Cronache

Regeni, così l'Egitto spiava gli investigatori italiani

Il team dei nostri investigatori monitorato per otto settimane. Nel mirino anche l'ambasciata a Il Cairo

Regeni, così l'Egitto spiava gli investigatori italiani

Il caso Regeni continua a far salire la tensione tra Italie ed Egitto. Dopo il no da parte de Il Cairo sulla trasmissione dei tabulati delle telefonate agli investigatori italiani, l'Egitto alza ancora la voce contro il governo italiano accusando Roma di "politicizzare il dossier" del ragazzo morto qualche mese fa. Ma adesso emerge un nuovo retroscena. A quanto pare gli investigatori italiani sarebbero stati spiati dalle autorità egiziane durante le indagini sulla morte del ragazzo. Per otto settimane, tra il 5 febbraio e il 30 marzo, giorno e notte, gli egiziani, secondo quanto riporta Repubblòica, avrebbero monitorato ogni mossa, ogni spostamento e comunicazione del nostro team investigativo al Cairo. Una mossa che avrebbe costretto a pratiche carbonare il nostro personale diplomatico.

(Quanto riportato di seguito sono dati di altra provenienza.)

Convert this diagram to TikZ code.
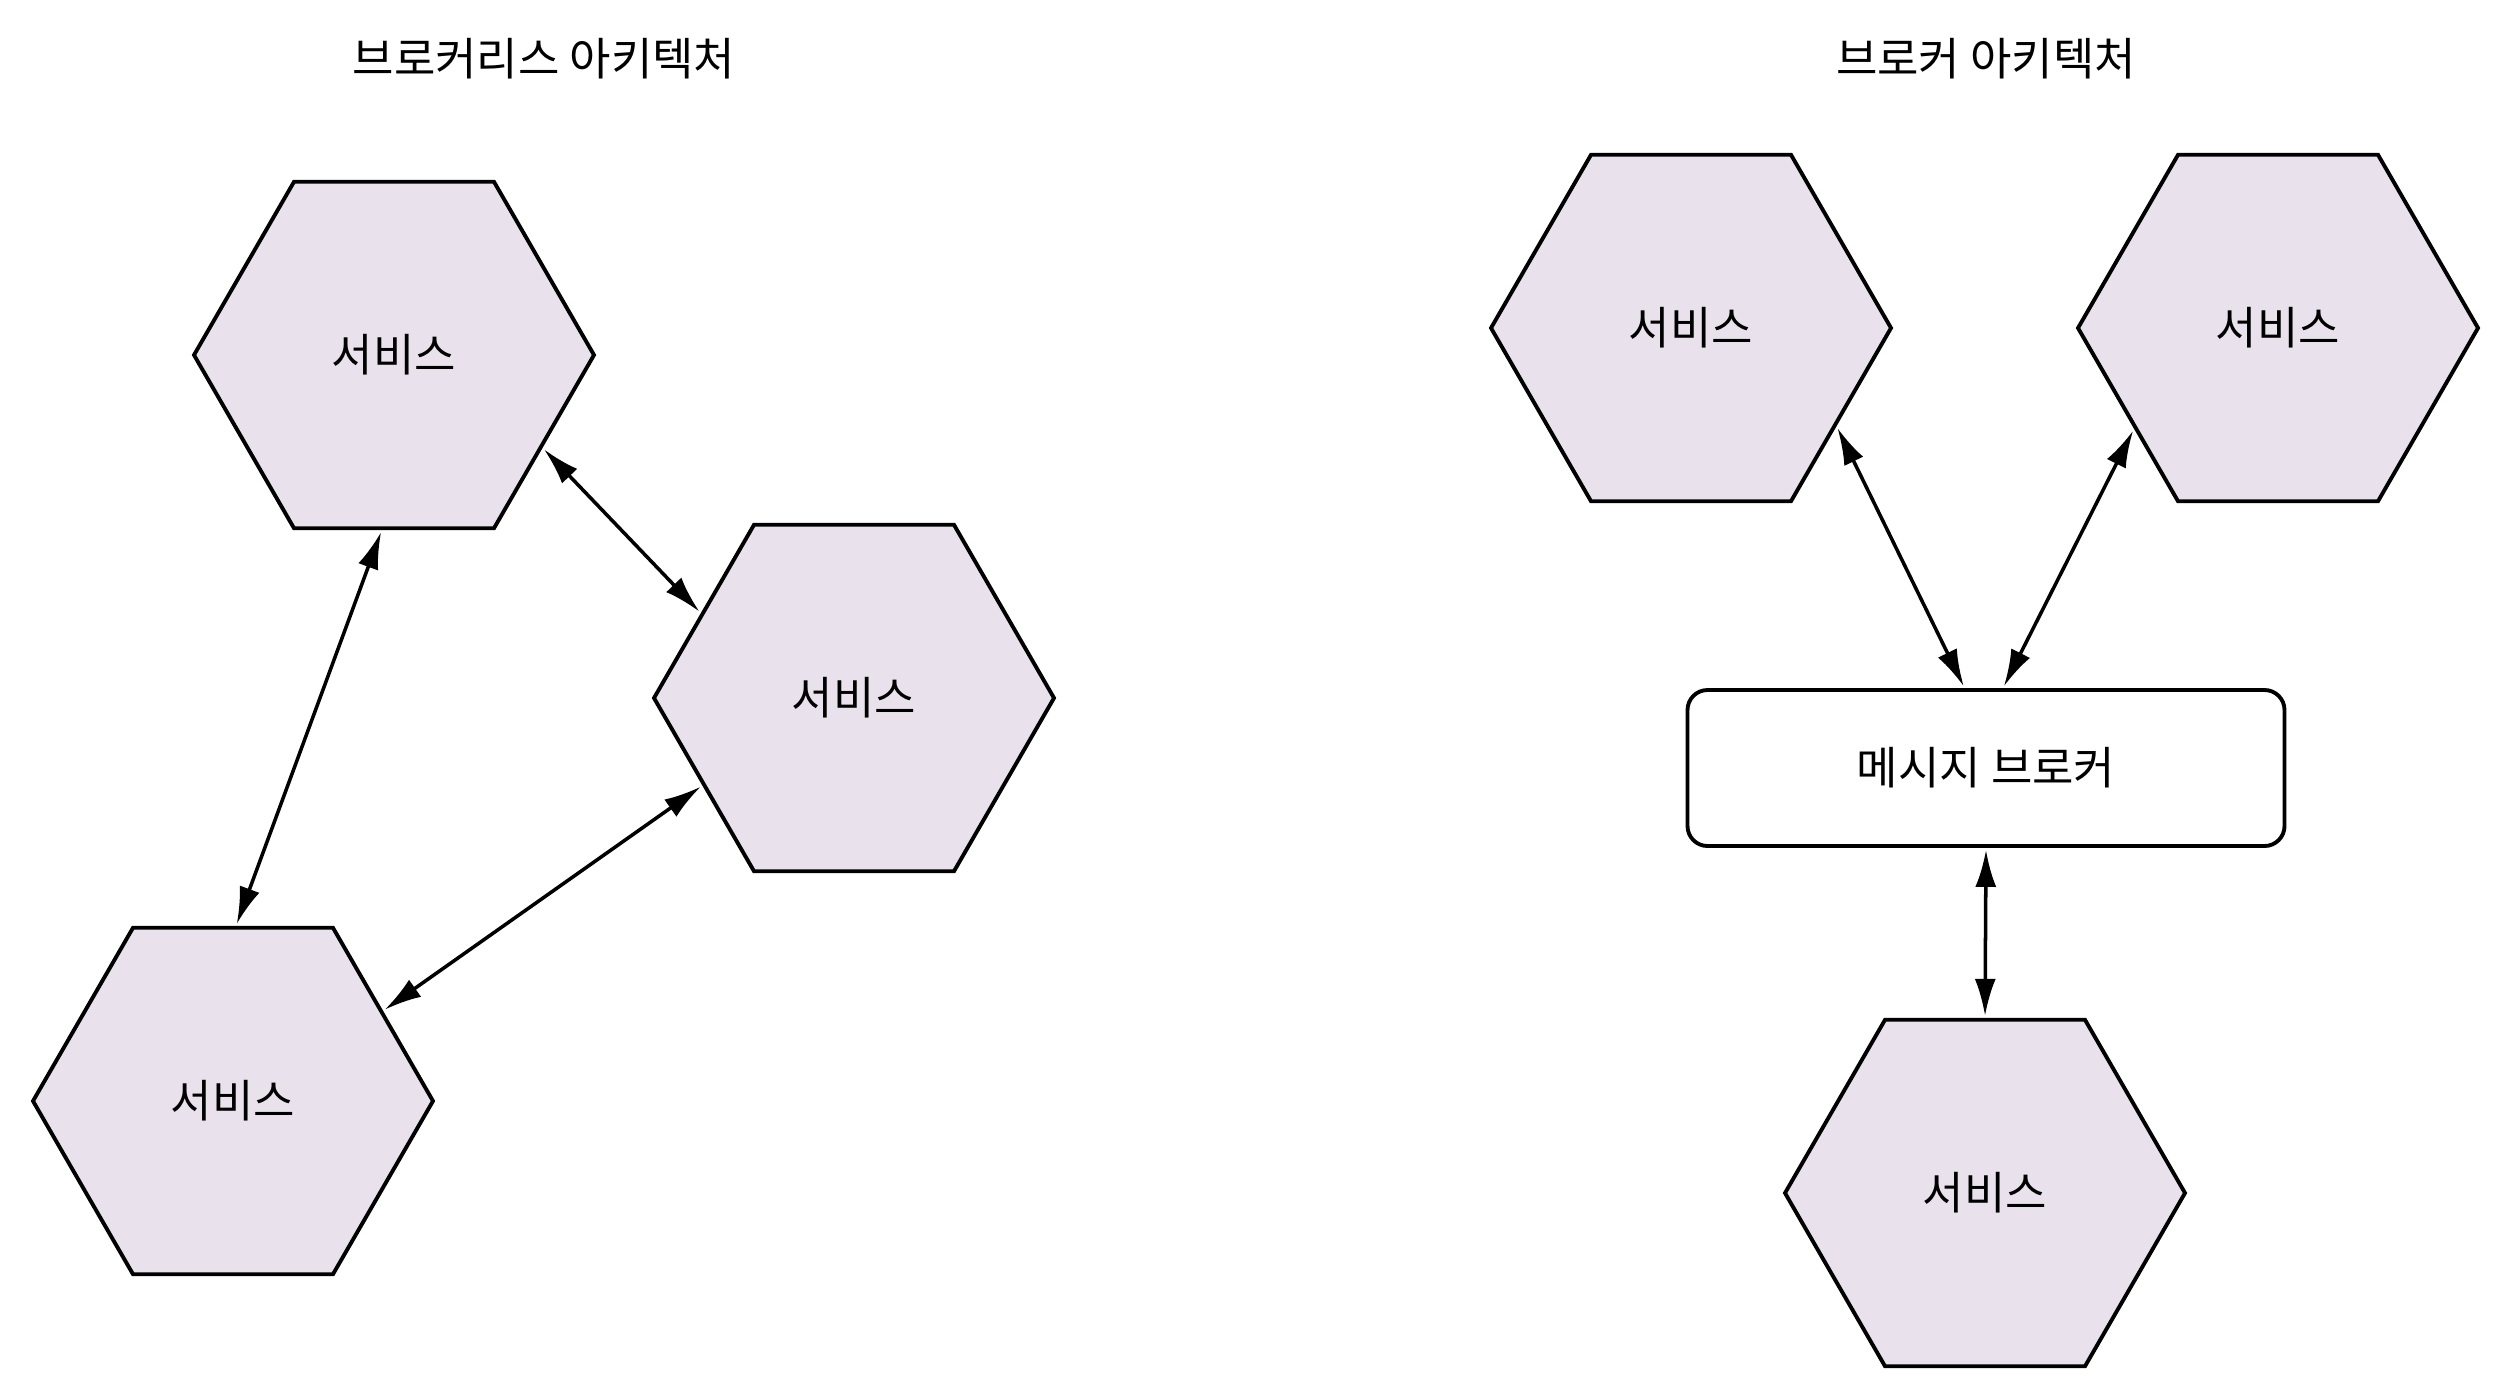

E a riferirlo sarebbero stati tre uomini dello Sco della polizia e i tre del Ros dei carabinieri dopo pochi giorni dal loro arrivo al Cairo, alla metà di febbraio. I nostri apparati investigativi, sempre secondo quanto riporta Repubblica, sono costretti a definire routine operative rigidissime, da guerra di spie. Al team al Cairo viene vietato di utilizzare le mail, di agganciarsi a qualunque sorgente Wi-fi, in luoghi privati o aperti al pubblico, nonché il servizio di messaggistica tradizionale da smartphone e l'applicazione WhatsApp. Insomma le indagini dei nostri investigatori sarebbero finite nel mirino delle autorità egiziane.

Un'altra pagina buia su una vicenda che continua ad essere oscura.